The Correct Option is D

To determine which electronic configuration of an element has an abnormally high difference between the second and third ionization energy, we must understand the concept of ionization energy and examine each option. Ionization energy is the energy required to remove an electron from an atom or ion. Generally, the first ionization energy is lower than the second, and the third is higher because removing electrons from a positively charged ion gets increasingly difficult.

For elements with a noble gas configuration, the subsequent ionization energy sees a significant increase. This is because removing an electron from a stable electron configuration (like a filled shell or subshell) requires much more energy.

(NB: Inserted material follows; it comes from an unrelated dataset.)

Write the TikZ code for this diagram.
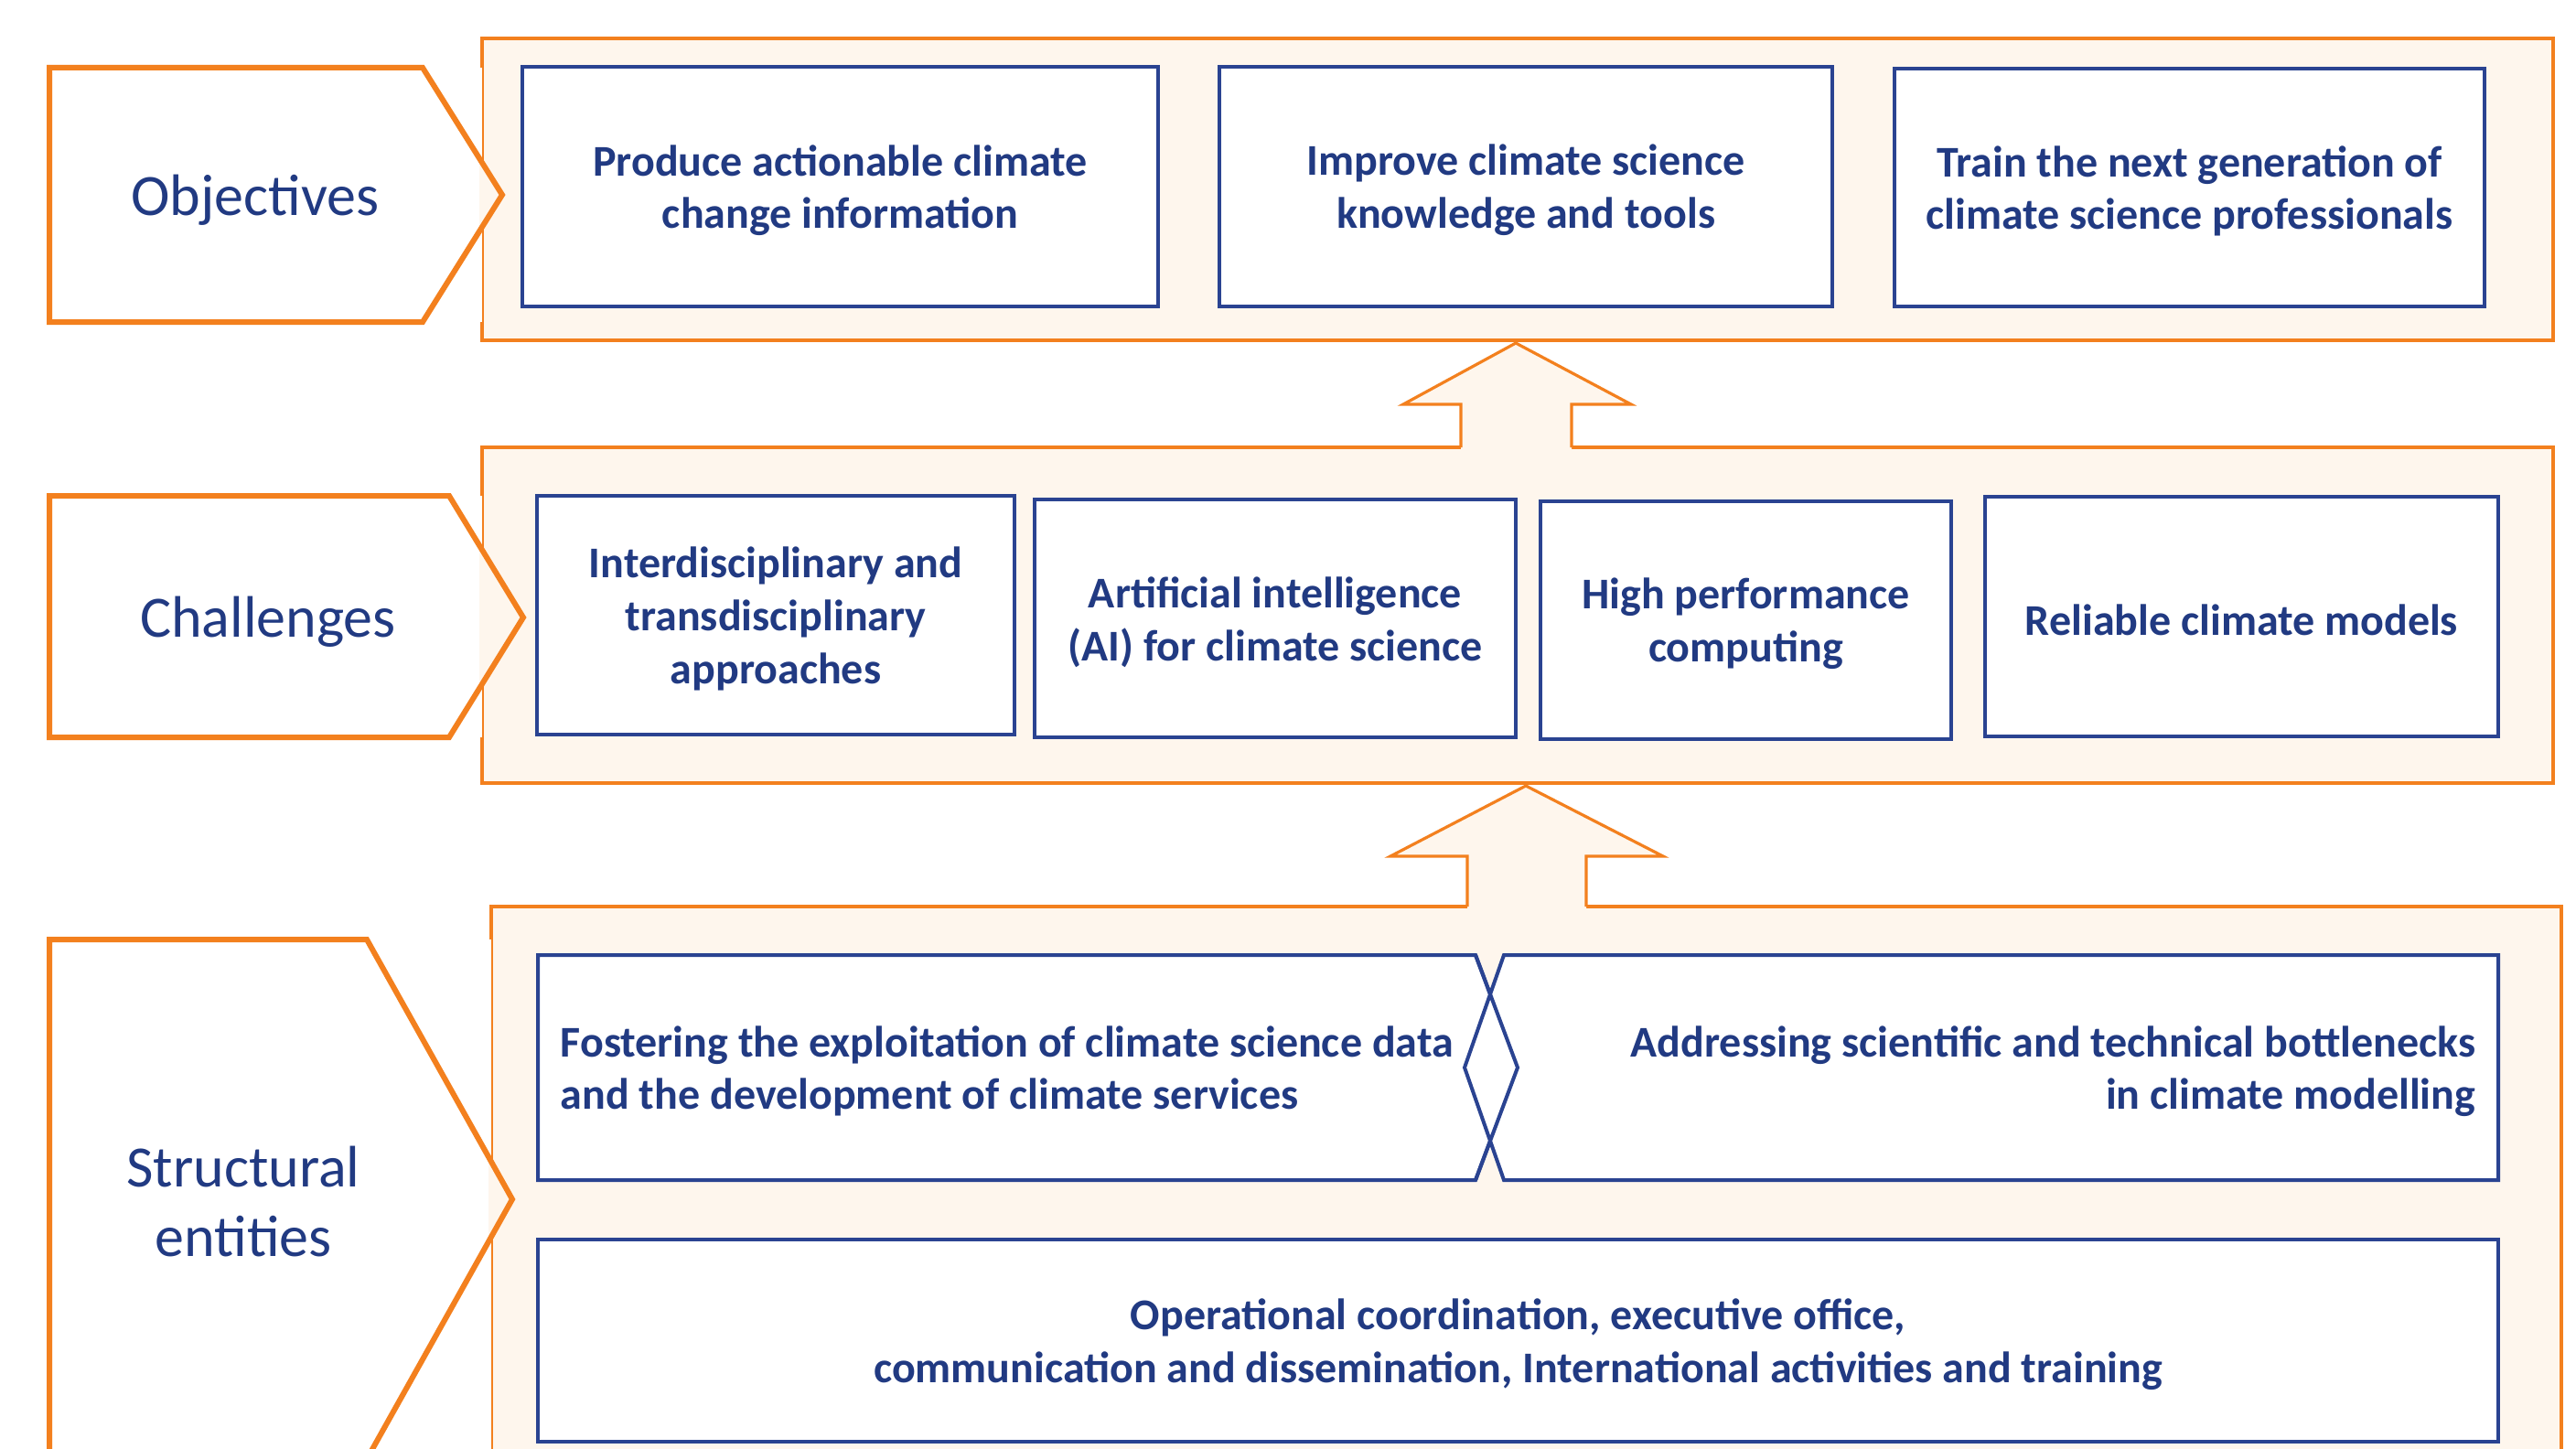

1. $1s^2, 2s^2 2p^6, 3s^1$: This is the electronic configuration for Sodium (Na). The second and third ionization energies involve removing electrons from a stable neon core. Although the difference is noticeable, it is not the largest.
2. $1s^2, 2s^2 2p^6, 3s^2 3p^1$: This configuration represents Aluminum (Al). The removal progress through its valence p-electrons sees gradual increase but not an exceptionally high jump.
3. $1s^2, 2s^2 2p^6, 3s^2 3p^2$: This is Silicon (Si). Similar to Aluminum, the ionization energies increase gradually with no remarkable jump between the second and third ionization.
4. $1s^2, 2s^2 2p^6, 3s^2$: This is the electron configuration for Magnesium (Mg). Removing the first two 3s-electrons is relatively easy, but the third electron removal requires breaking into a closed 2p shell (neon core), exhibiting a significantly higher ionization energy.

Conclusion: The electronic configuration $1s^2, 2s^2 2p^6, 3s^2$ (for Magnesium) has an abnormally high difference between the second and third ionization energies because after removing the two 3s electrons, the next electron needs to be removed from a filled shell (Neon's stable 2p), which is much more energetically demanding.